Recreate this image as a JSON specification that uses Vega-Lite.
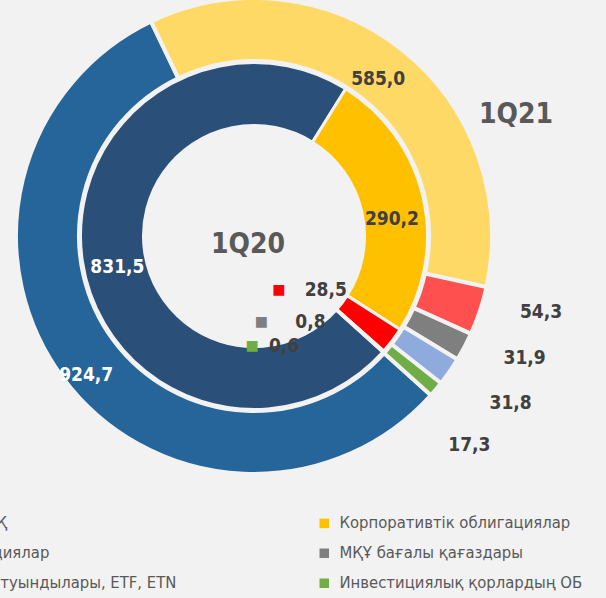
{
  "$schema": "https://vega.github.io/schema/vega-lite/v6.json",
  "width": 508,
  "height": 472,
  "autosize": {"type": "none"},
  "padding": {"left": 0, "top": 0, "right": 98, "bottom": 126},
  "background": "#f2f2f2",
  "config": {
    "view": {"stroke": null},
    "locale": {"number": {"decimal": ",", "thousands": " ", "grouping": [3], "currency": ["", ""]}},
    "text": {"font": "DejaVu Sans Condensed", "fontWeight": "bold", "fontSize": 19, "color": "#404040"},
    "legend": {
      "orient": "none",
      "legendX": -50,
      "legendY": 515,
      "columns": 2,
      "columnPadding": 139,
      "rowPadding": 13,
      "symbolType": "square",
      "symbolSize": 90,
      "symbolStrokeWidth": 0,
      "labelFont": "DejaVu Sans Condensed",
      "labelFontSize": 16.5,
      "labelColor": "#595959",
      "labelOffset": 7,
      "labelLimit": 0
    }
  },
  "data": {
    "values": [
      {"ring": "1Q21", "k": "blue", "cat": "МБҚ", "order": 1, "value": 924.7},
      {"ring": "1Q21", "k": "yellow", "cat": "Корпоративтік облигациялар", "order": 2, "value": 585.0},
      {"ring": "1Q21", "k": "red", "cat": "Акциялар", "order": 3, "value": 54.3},
      {"ring": "1Q21", "k": "grey", "cat": "МҚҰ бағалы қағаздары", "order": 4, "value": 31.9},
      {"ring": "1Q21", "k": "lightblue", "cat": "ДҚ туындылары, ETF, ETN", "order": 5, "value": 31.8},
      {"ring": "1Q21", "k": "green", "cat": "Инвестициялық қорлардың ОБ", "order": 6, "value": 17.3},
      {"ring": "1Q20", "k": "blue", "cat": "МБҚ", "order": 1, "value": 831.5},
      {"ring": "1Q20", "k": "yellow", "cat": "Корпоративтік облигациялар", "order": 2, "value": 290.2},
      {"ring": "1Q20", "k": "red", "cat": "Акциялар", "order": 3, "value": 28.5},
      {"ring": "1Q20", "k": "grey", "cat": "МҚҰ бағалы қағаздары", "order": 4, "value": 0.8},
      {"ring": "1Q20", "k": "lightblue", "cat": "ДҚ туындылары, ETF, ETN", "order": 5, "value": 0},
      {"ring": "1Q20", "k": "green", "cat": "Инвестициялық қорлардың ОБ", "order": 6, "value": 0.6}
    ]
  },
  "resolve": {"scale": {"theta": "independent", "color": "independent"}},
  "layer": [
    {
      "transform": [{"filter": "datum.ring === '1Q21'"}],
      "encoding": {
        "theta": {"field": "value", "type": "quantitative", "stack": true, "scale": {"range": [2.304, 8.587]}},
        "order": {"field": "order", "type": "quantitative"}
      },
      "layer": [
        {
          "mark": {"type": "arc", "innerRadius": 175, "outerRadius": 238, "stroke": "#f2f2f2", "strokeWidth": 4},
          "encoding": {
            "color": {
              "field": "cat", "type": "nominal", "legend": null,
              "scale": {
                "domain": ["МБҚ", "Акциялар", "ДҚ туындылары, ETF, ETN", "Корпоративтік облигациялар", "МҚҰ бағалы қағаздары", "Инвестициялық қорлардың ОБ"],
                "range": ["#266599", "#FF5050", "#8FAADC", "#FFD966", "#7F7F7F", "#70AD47"]
              }
            }
          }
        },
        {
          "mark": {"type": "text", "radius": 200, "color": "#404040"},
          "encoding": {"text": {"condition": {"test": "datum.k === 'yellow'", "field": "value", "type": "quantitative", "format": ".1f"}, "value": ""}}
        },
        {
          "mark": {"type": "text", "radius": 218, "thetaOffset": -0.05, "color": "#ffffff"},
          "encoding": {"text": {"condition": {"test": "datum.k === 'blue'", "field": "value", "type": "quantitative", "format": ".1f"}, "value": ""}}
        },
        {
          "mark": {"type": "text", "radius": 297, "thetaOffset": -0.06, "color": "#404040"},
          "encoding": {"text": {"condition": {"test": "datum.k === 'red' || datum.k === 'grey'", "field": "value", "type": "quantitative", "format": ".1f"}, "value": ""}}
        },
        {
          "mark": {"type": "text", "radius": 306, "thetaOffset": -0.03, "color": "#404040"},
          "encoding": {"text": {"condition": {"test": "datum.k === 'lightblue'", "field": "value", "type": "quantitative", "format": ".1f"}, "value": ""}}
        },
        {
          "mark": {"type": "text", "radius": 300, "thetaOffset": 0.07, "color": "#404040"},
          "encoding": {"text": {"condition": {"test": "datum.k === 'green'", "field": "value", "type": "quantitative", "format": ".1f"}, "value": ""}}
        }
      ]
    },
    {
      "transform": [{"filter": "datum.ring === '1Q20'"}],
      "encoding": {
        "theta": {"field": "value", "type": "quantitative", "stack": true, "scale": {"range": [2.304, 8.587]}},
        "order": {"field": "order", "type": "quantitative"}
      },
      "layer": [
        {
          "mark": {"type": "arc", "innerRadius": 110.5, "outerRadius": 173.5, "stroke": "#f2f2f2", "strokeWidth": 3},
          "encoding": {
            "color": {
              "field": "cat", "type": "nominal", "title": null,
              "scale": {
                "domain": ["МБҚ", "Акциялар", "ДҚ туындылары, ETF, ETN", "Корпоративтік облигациялар", "МҚҰ бағалы қағаздары", "Инвестициялық қорлардың ОБ"],
                "range": ["#2A507A", "#FF0000", "#8FAADC", "#FFC000", "#7F7F7F", "#70AD47"]
              }
            }
          }
        },
        {
          "mark": {"type": "text", "radius": 139, "thetaOffset": 0.1, "color": "#404040"},
          "encoding": {"text": {"condition": {"test": "datum.k === 'yellow'", "field": "value", "type": "quantitative", "format": ".1f"}, "value": ""}}
        },
        {
          "mark": {"type": "text", "radius": 140, "thetaOffset": -0.08, "color": "#ffffff"},
          "encoding": {"text": {"condition": {"test": "datum.k === 'blue'", "field": "value", "type": "quantitative", "format": ".1f"}, "value": ""}}
        },
        {
          "mark": {"type": "text", "radius": 90, "thetaOffset": 0, "color": "#404040"},
          "encoding": {"text": {"condition": {"test": "datum.k === 'red'", "field": "value", "type": "quantitative", "format": ".1f"}, "value": ""}}
        },
        {
          "mark": {"type": "text", "radius": 90, "thetaOffset": 0, "dx": -47, "color": "#FF0000", "fontSize": 14, "font": "DejaVu Sans"},
          "encoding": {"text": {"condition": {"test": "datum.k === 'red'", "value": "■"}, "value": ""}}
        },
        {
          "mark": {"type": "text", "radius": 103, "thetaOffset": 0.264, "color": "#404040"},
          "encoding": {"text": {"condition": {"test": "datum.k === 'grey'", "field": "value", "type": "quantitative", "format": ".1f"}, "value": ""}}
        },
        {
          "mark": {"type": "text", "radius": 103, "thetaOffset": 0.264, "dx": -49, "color": "#7F7F7F", "fontSize": 14, "font": "DejaVu Sans"},
          "encoding": {"text": {"condition": {"test": "datum.k === 'grey'", "value": "■"}, "value": ""}}
        },
        {
          "mark": {"type": "text", "radius": 113.5, "thetaOffset": 0.59, "dx": 2, "color": "#404040"},
          "encoding": {"text": {"condition": {"test": "datum.k === 'green'", "field": "value", "type": "quantitative", "format": ".1f"}, "value": ""}}
        },
        {
          "mark": {"type": "text", "radius": 113.5, "thetaOffset": 0.59, "dx": -30, "color": "#70AD47", "fontSize": 14, "font": "DejaVu Sans"},
          "encoding": {"text": {"condition": {"test": "datum.k === 'green'", "value": "■"}, "value": ""}}
        }
      ]
    },
    {
      "data": {"values": [{"ring": "1Q20"}]},
      "mark": {"type": "text", "fontSize": 28, "color": "#595959", "dx": -6, "dy": 9},
      "encoding": {"text": {"field": "ring", "type": "nominal"}}
    },
    {
      "data": {"values": [{"ring": "1Q21"}]},
      "mark": {"type": "text", "fontSize": 28, "color": "#595959", "dx": 262, "dy": -121},
      "encoding": {"text": {"field": "ring", "type": "nominal"}}
    }
  ]
}
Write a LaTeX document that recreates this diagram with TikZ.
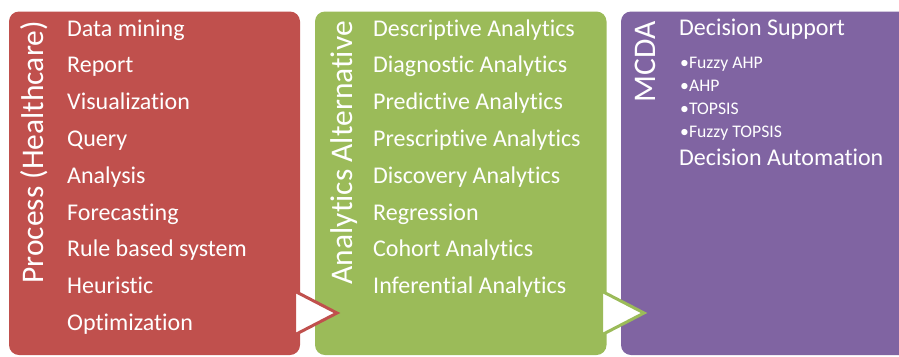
\documentclass[tikz,border=0pt]{standalone}
\usepackage{fontspec}
\setmainfont{Carlito}[Ligatures={NoCommon,NoRequired,NoContextual}]
\definecolor{procred}{HTML}{C0504D}
\definecolor{anagreen}{HTML}{9BBB59}
\definecolor{mcdapurple}{HTML}{8064A2}
\begin{document}
\begin{tikzpicture}[x=1bp,y=-1bp,
  panel/.style={rounded corners=10bp},
  item/.style={anchor=base west,inner sep=0pt,text=white,font=\fontsize{24bp}{28bp}\selectfont},
  subitem/.style={anchor=base west,inner sep=0pt,text=white,font=\fontsize{17.7bp}{21bp}\selectfont},
  heading/.style={anchor=base east,rotate=90,inner sep=0pt,text=white,font=\fontsize{31.5bp}{36bp}\selectfont},
  pointer/.style={fill=white,line width=3bp,line join=miter}
]
\useasboundingbox (0,0) rectangle (899,356);

% three panels
\fill[procred,panel] (9,11.5) rectangle (300,355);
\fill[anagreen,panel] (315,11.5) rectangle (606.5,355);
\fill[mcdapurple,panel] (621,11.5) rectangle (930,355);

% arrow heads between the panels
\draw[pointer,draw=procred] (294.5,291) -- (337,313) -- (294.5,335) -- cycle;
\draw[pointer,draw=anagreen] (601.5,291) -- (644,313) -- (601.5,335) -- cycle;

% panel headings
\node[heading] (hproc) at (43.5,21) {Process (Healthcare)};
\node[heading] (hana) at (352.5,21) {Analytics Alternative};
\node[heading] (hmcda) at (655,21) {MCDA};

% process items
\foreach \t [count=\i from 0] in {Data mining,Report,Visualization,Query,Analysis,Forecasting,Rule based system,Heuristic,Optimization}
  \node[item] (p\i) at (67,36+36.8*\i) {\t};

% analytics items
\foreach \t [count=\i from 0] in {Descriptive Analytics,Diagnostic Analytics,Predictive Analytics,Prescriptive Analytics,Discovery Analytics,Regression,Cohort Analytics,Inferential Analytics}
  \node[item] (a\i) at (373,36+36.8*\i) {\t};

% decision items
\node[item] (ds) at (679,35) {Decision Support};
\foreach \t [count=\i from 0] in {Fuzzy AHP,AHP,TOPSIS,Fuzzy TOPSIS}
  \node[subitem] (m\i) at (680,68+23*\i) {•\t};
\node[item] (da) at (679,165.5) {Decision Automation};
\end{tikzpicture}
\end{document}
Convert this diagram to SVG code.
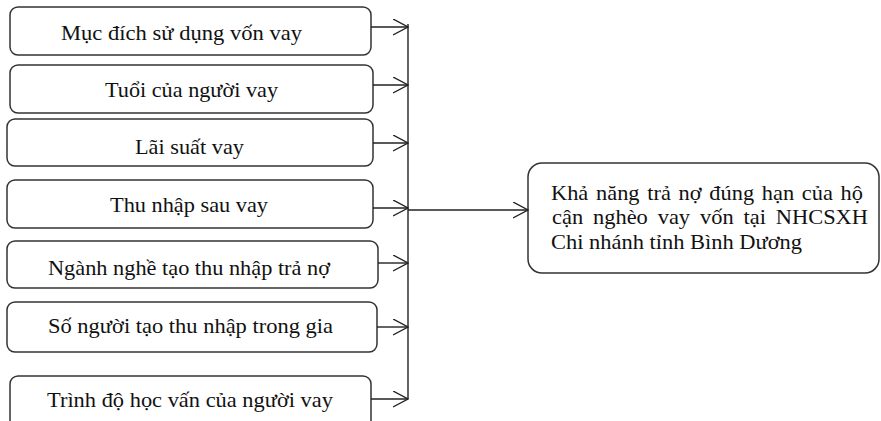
<svg xmlns="http://www.w3.org/2000/svg" width="881" height="421" viewBox="0 0 881 421">
<style>
.box{fill:#fff;stroke:#333;stroke-width:1.5}
.t{font-family:"Liberation Serif","Times New Roman","DejaVu Serif",serif;font-size:21px;fill:#111}
.c{fill:none;stroke:#222;stroke-width:1.4}
</style>
<defs>
<marker id="ah" markerWidth="16" markerHeight="18" refX="15" refY="8" orient="auto" markerUnits="userSpaceOnUse">
<path d="M0,0 L15,8 L0,16" fill="none" stroke="#222" stroke-width="1.4"/>
</marker>
</defs>
<rect width="881" height="421" fill="#fff"/>
<g id="n1"><rect class="box" x="10" y="7" width="361" height="48" rx="8"/><text class="t" font-family="Liberation Serif, serif" x="61" y="40" textLength="241" lengthAdjust="spacingAndGlyphs">Mục đích sử dụng vốn vay</text></g>
<g id="n2"><rect class="box" x="10" y="65" width="363" height="48" rx="8"/><text class="t" font-family="Liberation Serif, serif" x="105" y="97" textLength="173" lengthAdjust="spacingAndGlyphs">Tuổi của người vay</text></g>
<g id="n3"><rect class="box" x="7" y="119" width="366" height="47" rx="8"/><text class="t" font-family="Liberation Serif, serif" x="135" y="154" textLength="109" lengthAdjust="spacingAndGlyphs">Lãi suất vay</text></g>
<g id="n4"><rect class="box" x="7" y="180" width="366" height="48" rx="8"/><text class="t" font-family="Liberation Serif, serif" x="110" y="212" textLength="158" lengthAdjust="spacingAndGlyphs">Thu nhập sau vay</text></g>
<g id="n5"><rect class="box" x="7" y="241" width="371" height="47" rx="8"/><text class="t" font-family="Liberation Serif, serif" x="48" y="275" textLength="282" lengthAdjust="spacingAndGlyphs">Ngành nghề tạo thu nhập trả nợ</text></g>
<g id="n6"><rect class="box" x="7" y="302" width="370" height="50" rx="8"/><text class="t" font-family="Liberation Serif, serif" x="48" y="333" textLength="285" lengthAdjust="spacingAndGlyphs">Số người tạo thu nhập trong gia</text></g>
<g id="n7"><rect class="box" x="10" y="376" width="361" height="60" rx="8"/><text class="t" font-family="Liberation Serif, serif" x="47" y="407" textLength="286" lengthAdjust="spacingAndGlyphs">Trình độ học vấn của người vay</text></g>
<g id="target"><rect class="box" x="528" y="163" width="351" height="110" rx="14"/>
<text class="t" font-family="Liberation Serif, serif" x="551" y="200" word-spacing="2" textLength="312" lengthAdjust="spacingAndGlyphs">Khả năng trả nợ đúng hạn của hộ</text>
<text class="t" font-family="Liberation Serif, serif" x="552" y="224" word-spacing="4" textLength="316" lengthAdjust="spacingAndGlyphs">cận nghèo vay vốn tại NHCSXH</text>
<text class="t" font-family="Liberation Serif, serif" x="551" y="249" textLength="251" lengthAdjust="spacingAndGlyphs">Chi nhánh tỉnh Bình Dương</text>
</g>
<g id="connectors">
<line class="c" x1="408" y1="24" x2="408" y2="399"/>
<line class="c" x1="371" y1="27" x2="408" y2="27" marker-end="url(#ah)"/>
<line class="c" x1="373" y1="85" x2="408" y2="85" marker-end="url(#ah)"/>
<line class="c" x1="373" y1="143" x2="408" y2="143" marker-end="url(#ah)"/>
<line class="c" x1="373" y1="208" x2="408" y2="208" marker-end="url(#ah)"/>
<line class="c" x1="378" y1="263" x2="408" y2="263" marker-end="url(#ah)"/>
<line class="c" x1="377" y1="327" x2="408" y2="327" marker-end="url(#ah)"/>
<line class="c" x1="371" y1="399" x2="408" y2="399" marker-end="url(#ah)"/>
<line class="c" x1="408" y1="210" x2="528" y2="210" marker-end="url(#ah)"/>
</g>
</svg>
-*-*-
_What is being asked_
Only the lines starting at the line with "Write a LaTeX" and ending at the line with "(0,0) rectangle (899,356);" should be printed again, exactly and with both ends kept; omit the pictures.

_Result for this task_
Write a LaTeX document that recreates this diagram with TikZ.
\documentclass[tikz,border=0pt]{standalone}
\usepackage{fontspec}
\setmainfont{Carlito}[Ligatures={NoCommon,NoRequired,NoContextual}]
\definecolor{procred}{HTML}{C0504D}
\definecolor{anagreen}{HTML}{9BBB59}
\definecolor{mcdapurple}{HTML}{8064A2}
\begin{document}
\begin{tikzpicture}[x=1bp,y=-1bp,
  panel/.style={rounded corners=10bp},
  item/.style={anchor=base west,inner sep=0pt,text=white,font=\fontsize{24bp}{28bp}\selectfont},
  subitem/.style={anchor=base west,inner sep=0pt,text=white,font=\fontsize{17.7bp}{21bp}\selectfont},
  heading/.style={anchor=base east,rotate=90,inner sep=0pt,text=white,font=\fontsize{31.5bp}{36bp}\selectfont},
  pointer/.style={fill=white,line width=3bp,line join=miter}
]
\useasboundingbox (0,0) rectangle (899,356);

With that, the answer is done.